The reality is more nuanced. Lenders are competitive because they're keen to lend, and the housing market has been subdued. The Budget speculation has created caution among buyers and sellers alike—Rightmove reported that a third of sellers have already cut their asking prices. Rate cuts are one way to counter that hesitation. Whether they'll move the needle on activity remains to be seen.
High Street vs. Specialist: The service showdown
The rate cuts are coming from familiar names: Barclays, HSBC, Santander, Lloyds, Halifax, and others. But there's a parallel story emerging about who actually captures business when the pressure is on.
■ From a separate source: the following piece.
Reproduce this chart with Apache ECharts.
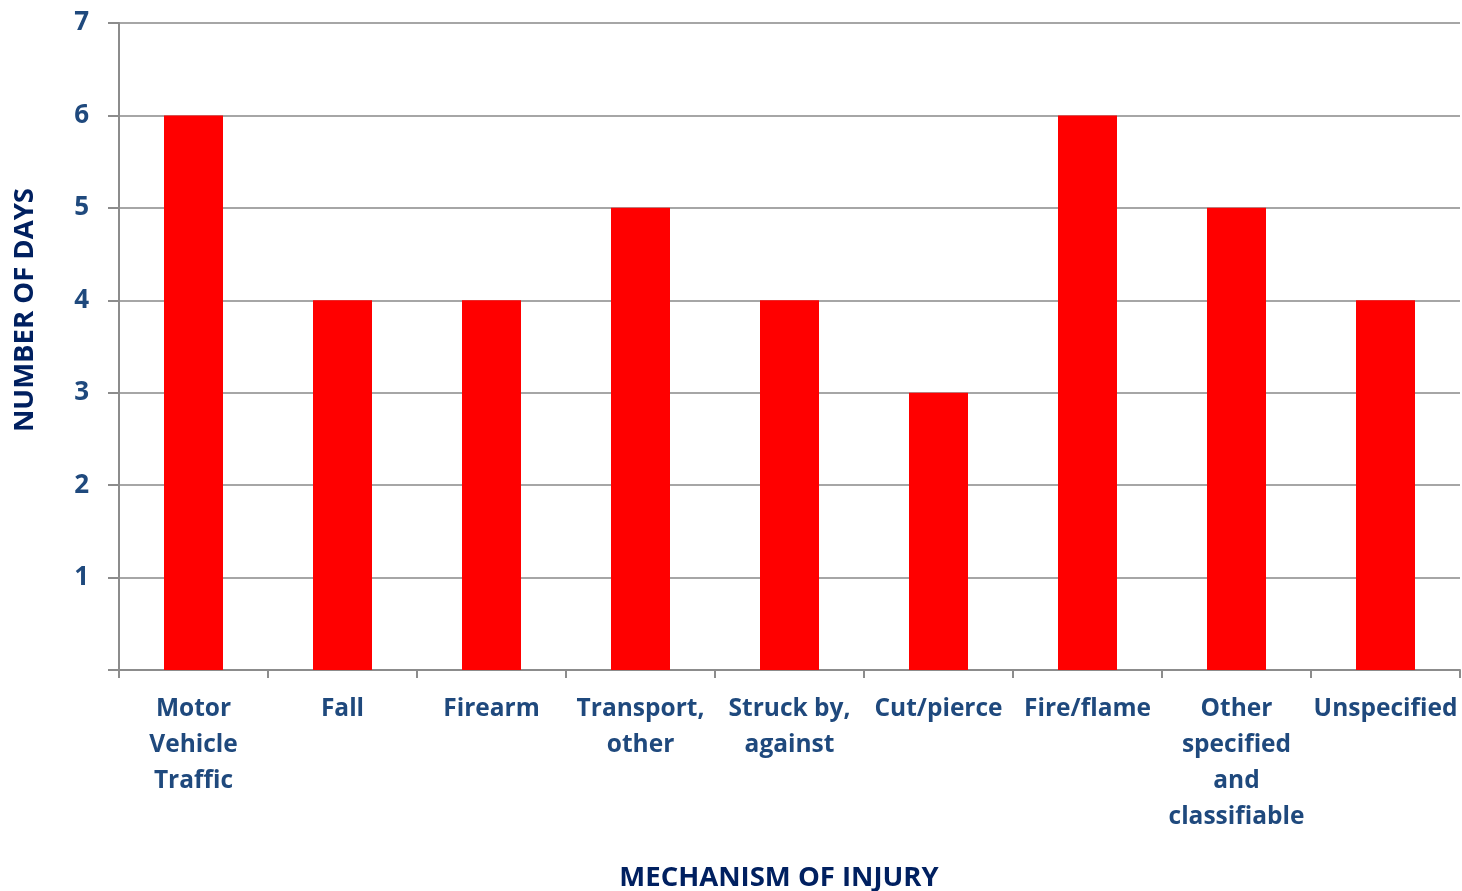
<!DOCTYPE html>
<html>
<head>
<meta charset="utf-8">
<script src="https://cdn.jsdelivr.net/npm/echarts@6/dist/echarts.min.js"></script>
<style>
  html, body { margin: 0; padding: 0; background: #ffffff; }
  #chart { width: 1462px; height: 891px; }
</style>
</head>
<body>
<div id="chart"></div>
<script>
// Injury mechanisms and number of days for each
const categories = [
  'Motor\nVehicle\nTraffic',
  'Fall',
  'Firearm',
  'Transport,\nother',
  'Struck by,\nagainst',
  'Cut/pierce',
  'Fire/flame',
  'Other\nspecified\nand\nclassifiable',
  'Unspecified'
];
const days = [6, 4, 4, 5, 4, 3, 6, 5, 4];
const yTicks = [0, 1, 2, 3, 4, 5, 6, 7];
const yTitle = 'NUMBER OF DAYS';
const xTitle = 'MECHANISM OF INJURY';

const labelFont = '"Open Sans", sans-serif';
const labelColor = '#1F497D';
const titleColor = '#002060';
const lineColor = '#8C8C8C';

const chart = echarts.init(document.getElementById('chart'));
chart.setOption({
  animation: false,
  grid: { left: 119, right: 2, top: 23, bottom: 221, containLabel: false },
  xAxis: {
    type: 'category',
    data: categories,
    boundaryGap: true,
    axisLine: { lineStyle: { color: lineColor, width: 2 } },
    axisTick: { show: true, length: 8, lineStyle: { color: lineColor, width: 2 } },
    axisLabel: {
      interval: 0,
      margin: 21,
      fontFamily: labelFont,
      fontWeight: 'bold',
      fontSize: 24.5,
      lineHeight: 36,
      color: labelColor,
      align: 'center'
    }
  },
  yAxis: {
    type: 'value',
    min: yTicks[0],
    max: yTicks[yTicks.length - 1],
    interval: 1,
    axisLine: { show: true, lineStyle: { color: lineColor, width: 2 } },
    axisTick: { show: true, length: 11, lineStyle: { color: lineColor, width: 2 } },
    splitLine: { show: true, lineStyle: { color: '#A6A6A6', width: 2 } },
    axisLabel: {
      margin: 30,
      fontFamily: labelFont,
      fontWeight: 'bold',
      fontSize: 26,
      color: labelColor,
      formatter: v => (v === 0 ? '' : String(v))
    }
  },
  series: [{
    type: 'bar',
    data: days,
    barWidth: 59,
    itemStyle: { color: '#FF0000' }
  }],
  graphic: [
    {
      type: 'text',
      x: 25,
      y: 310,
      rotation: Math.PI / 2,
      style: {
        text: yTitle,
        fontFamily: labelFont,
        fontWeight: 'bold',
        fontSize: 27.5,
        fill: titleColor,
        align: 'center',
        verticalAlign: 'middle'
      }
    },
    {
      type: 'text',
      x: 779,
      y: 878,
      style: {
        text: xTitle,
        fontFamily: labelFont,
        fontWeight: 'bold',
        fontSize: 27.5,
        fill: titleColor,
        align: 'center',
        verticalAlign: 'middle'
      }
    }
  ]
});
</script>
</body>
</html>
"Naturally, the big high-street banks can be more aggressive; they have the sheer size of their balance sheets to lean on," Mair explains. "But our focus is firmly on supporting the specialist sector. Many of the most impactful deals we've brokered recently have been with these lenders, who have been making serious waves in the market over the last few years."
This shift reflects a structural change in how brokers work. Specialist lenders offer something the big banks increasingly don't: flexibility and service. "Specialist lenders excel because they are built on flexibility. They offer upfront verbal underwriting, truly tailored products, and a stronger, more present service model. It's that old-school, relationship-driven approach that the high-street giants are rapidly losing ground on."
The art of rate-locking
For clients, the timing puzzle is acute. Should they lock in rates now, or wait to see what the BoE decides on December 18th? It's a question brokers are fielding constantly—and the answer isn't straightforward.
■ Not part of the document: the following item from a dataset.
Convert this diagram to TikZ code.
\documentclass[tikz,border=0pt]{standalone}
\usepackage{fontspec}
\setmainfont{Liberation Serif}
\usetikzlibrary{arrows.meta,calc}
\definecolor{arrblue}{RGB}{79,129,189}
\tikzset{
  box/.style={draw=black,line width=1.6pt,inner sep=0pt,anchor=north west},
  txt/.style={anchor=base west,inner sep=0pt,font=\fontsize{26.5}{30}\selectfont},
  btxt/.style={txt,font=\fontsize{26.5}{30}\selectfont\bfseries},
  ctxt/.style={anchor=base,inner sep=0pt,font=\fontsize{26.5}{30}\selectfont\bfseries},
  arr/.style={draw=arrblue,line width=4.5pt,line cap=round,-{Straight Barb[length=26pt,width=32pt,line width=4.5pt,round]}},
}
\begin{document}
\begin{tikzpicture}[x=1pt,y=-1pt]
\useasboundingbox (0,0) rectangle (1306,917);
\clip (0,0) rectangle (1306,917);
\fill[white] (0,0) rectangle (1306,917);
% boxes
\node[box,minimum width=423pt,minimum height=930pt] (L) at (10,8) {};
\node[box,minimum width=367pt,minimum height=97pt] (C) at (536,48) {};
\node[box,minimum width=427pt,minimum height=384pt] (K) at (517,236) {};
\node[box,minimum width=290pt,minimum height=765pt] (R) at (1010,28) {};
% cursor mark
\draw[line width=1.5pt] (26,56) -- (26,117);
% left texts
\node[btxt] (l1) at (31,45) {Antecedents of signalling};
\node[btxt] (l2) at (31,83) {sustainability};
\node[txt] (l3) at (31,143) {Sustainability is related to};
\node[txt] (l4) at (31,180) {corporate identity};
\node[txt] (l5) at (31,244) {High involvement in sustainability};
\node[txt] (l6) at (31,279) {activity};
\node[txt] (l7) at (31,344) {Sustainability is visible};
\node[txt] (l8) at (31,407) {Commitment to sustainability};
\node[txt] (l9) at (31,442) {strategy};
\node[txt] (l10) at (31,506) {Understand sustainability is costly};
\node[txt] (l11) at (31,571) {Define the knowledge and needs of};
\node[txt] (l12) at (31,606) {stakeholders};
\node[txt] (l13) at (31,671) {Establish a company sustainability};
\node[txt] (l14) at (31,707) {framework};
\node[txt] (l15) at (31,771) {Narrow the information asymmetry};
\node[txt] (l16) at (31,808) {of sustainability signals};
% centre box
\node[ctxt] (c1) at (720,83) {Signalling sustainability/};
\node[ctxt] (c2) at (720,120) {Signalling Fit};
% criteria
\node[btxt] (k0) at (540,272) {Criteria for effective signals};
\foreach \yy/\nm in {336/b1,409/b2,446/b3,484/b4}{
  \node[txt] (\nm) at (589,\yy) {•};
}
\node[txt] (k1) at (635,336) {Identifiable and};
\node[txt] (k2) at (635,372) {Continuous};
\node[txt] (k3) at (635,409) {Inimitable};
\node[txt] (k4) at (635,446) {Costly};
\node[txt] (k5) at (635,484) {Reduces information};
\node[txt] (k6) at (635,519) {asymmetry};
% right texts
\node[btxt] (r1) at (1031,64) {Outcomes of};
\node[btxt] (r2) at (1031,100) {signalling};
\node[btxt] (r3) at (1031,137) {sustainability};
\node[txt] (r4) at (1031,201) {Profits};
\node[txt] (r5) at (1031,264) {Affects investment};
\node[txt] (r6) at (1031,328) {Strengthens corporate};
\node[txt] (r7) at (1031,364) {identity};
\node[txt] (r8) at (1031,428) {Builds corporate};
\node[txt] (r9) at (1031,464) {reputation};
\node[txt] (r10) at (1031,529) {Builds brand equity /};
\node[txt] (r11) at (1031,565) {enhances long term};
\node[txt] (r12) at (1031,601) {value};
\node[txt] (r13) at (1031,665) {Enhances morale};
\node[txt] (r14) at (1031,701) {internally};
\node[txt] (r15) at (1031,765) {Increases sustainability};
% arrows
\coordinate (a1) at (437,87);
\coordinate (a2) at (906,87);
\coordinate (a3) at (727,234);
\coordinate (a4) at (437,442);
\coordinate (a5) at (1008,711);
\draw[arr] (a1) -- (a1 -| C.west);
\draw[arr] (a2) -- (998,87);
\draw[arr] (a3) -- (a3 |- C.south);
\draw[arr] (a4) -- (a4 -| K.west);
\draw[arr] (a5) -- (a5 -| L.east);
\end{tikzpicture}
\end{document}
"The real beauty of this market is the ability to lock in a rate for up to six months with certain lenders," Mair says. "This allows us to advise clients: 'If you like this deal today, secure it now.' They can always revisit it—and potentially switch—up to 30 days before completion. It's an intelligent hedge against further rate drops before December 18."
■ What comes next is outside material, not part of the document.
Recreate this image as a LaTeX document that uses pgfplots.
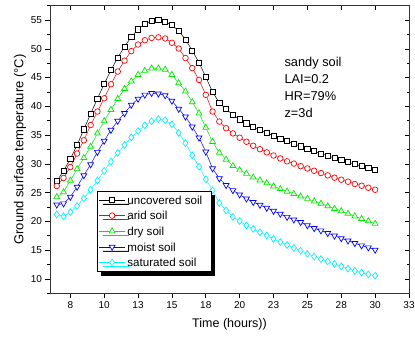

This flexibility transforms the decision. Clients aren't forced to guess. They can secure today's rates while retaining optionality—a rare luxury in a volatile market.
The Budget shadow
None of this unfolds in a vacuum. The Budget looms large, and its implications for property taxation remain unclear. "The timing of the Budget is frankly awkward," Mair observes. "Given how quiet our market gets pre-Christmas, I'd have preferred an earlier Autumn slot or a push to January. However, it does give us a perfect, tactical window to engage clients while their finances are top-of-mind."
For lenders, the BoE decision in December represents a potential turning point. Sims is cautiously optimistic: "A rate cut would be a steadying of the ship, we would hope. There are other negative influences that exist now and others will doubtless appear post-Budget that may mitigate the enthusiasm that rate reductions generate. We welcome cuts to maintain a balance and allow the market to build into 2026."
But the window is narrow. Once the Budget is announced and the BoE decides, the market's mood will shift—either toward optimism or caution. For now, the rate wars continue. Whether they signal genuine market recovery or a temporary tactical push remains the real question brokers are grappling with.